Companies that build governance and observability into their AI frameworks from the start maintain momentum, while those who scale first and standardize later often find themselves rebuilding under pressure.

“The winners,” he noted, “will be the ones who can grow fast and stay in control.”


Coordination in Practice

The technical deep-dive came from Cobus Greyling, Chief Evangelist at Kore.ai, who positioned coordination as the defining capability of modern enterprise AI.

“The challenge isn’t access to AI anymore,” Greyling said. “It’s coordination — getting systems, agents, and humans to work together safely and effectively.”

Greyling demonstrated how orchestrated AI agents can now execute complex, cross-departmental workflows end-to-end, maintaining audit trails, transparency, and explainability at every step.
The takeaway resonated across the audience: autonomy has value only when it remains observable and accountable.


Interactive Tactical Boards: Strategy in Motion

Throughout the venue, Kore.ai’s interactive tactical boards encouraged participants to chart their organizations’ AI journeys — plotting ROI metrics, scaling challenges, and platform strategies in real time.

This live data visualization turned insight into action, giving attendees a collective snapshot of how global enterprises are adopting AI responsibly while balancing agility with structure.

Executives could see where their peers stood — in readiness, adoption, and governance maturity — creating an open dialogue on best practices for scaling AI securely.


The Executive Lens: Measuring Performance and Risk

The day concluded with an executive boardroom discussion featuring Nolan Waltman of First Service Credit Union, alongside Craig Le Clair and other senior leaders.

The conversation centered on performance, risk, and measurable value — how to convert AI adoption into sustainable ROI. The concept of “AI control towers” emerged, describing centralized frameworks for overseeing hundreds of systems, ensuring compliance, and maintaining transparency across business functions.

Waltman emphasized the financial lens: “Performance metrics must tie back to measurable outcomes. That’s the only way to prove sustained value.”

Le Clair added, “Innovation today isn’t about speed alone — it’s about governance that lasts.”


The Dallas Signal: From Acceleration to Architecture

The Dallas stop of re:imagine 2025 marked a turning point in the enterprise AI conversation.
If the last few years were about rapid deployment, 2025 is about disciplined execution.

From AMD’s proof-based rollout to McCarthy’s single-platform imperative and Greyling’s orchestration model, a clear blueprint for intelligent operations emerged.
AI is no longer a novelty layer — it is core enterprise infrastructure, governed by the same standards as finance, supply chain, and customer service.

Leaders left with a sharpened focus and three clear priorities for the year ahead:

  1. Unify fragmented tools into integrated platform ecosystems.
  2. Design observability and auditability into every workflow.
  3. Measure ROI and compliance with the same rigor as financial performance.
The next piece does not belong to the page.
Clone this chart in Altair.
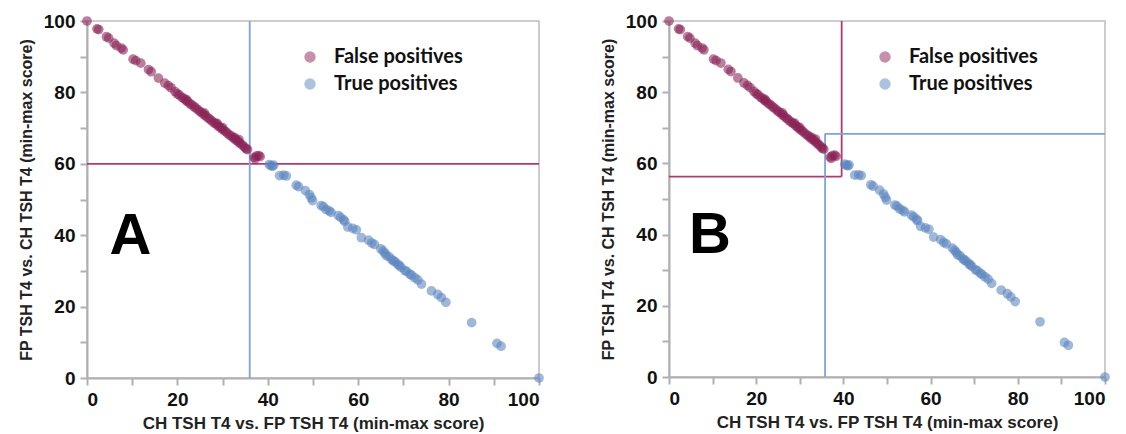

As one attendee reflected while leaving the Astoria Event Venue:

“We’re not building AI skyscrapers anymore. We’re designing cities — systems that can scale, support traffic, and stand the test of change.”


Conclusion: AI as Enterprise Infrastructure

The Dallas session underscored a critical evolution — AI is becoming the enterprise backbone, not just an experimental add-on.
The focus is shifting from speed to stability, from projects to platforms, and from automation to accountability.

The re:imagine 2025 tour continues to signal a defining truth:
AI success isn’t measured by how fast organizations move — but by how safely and sustainably they scale.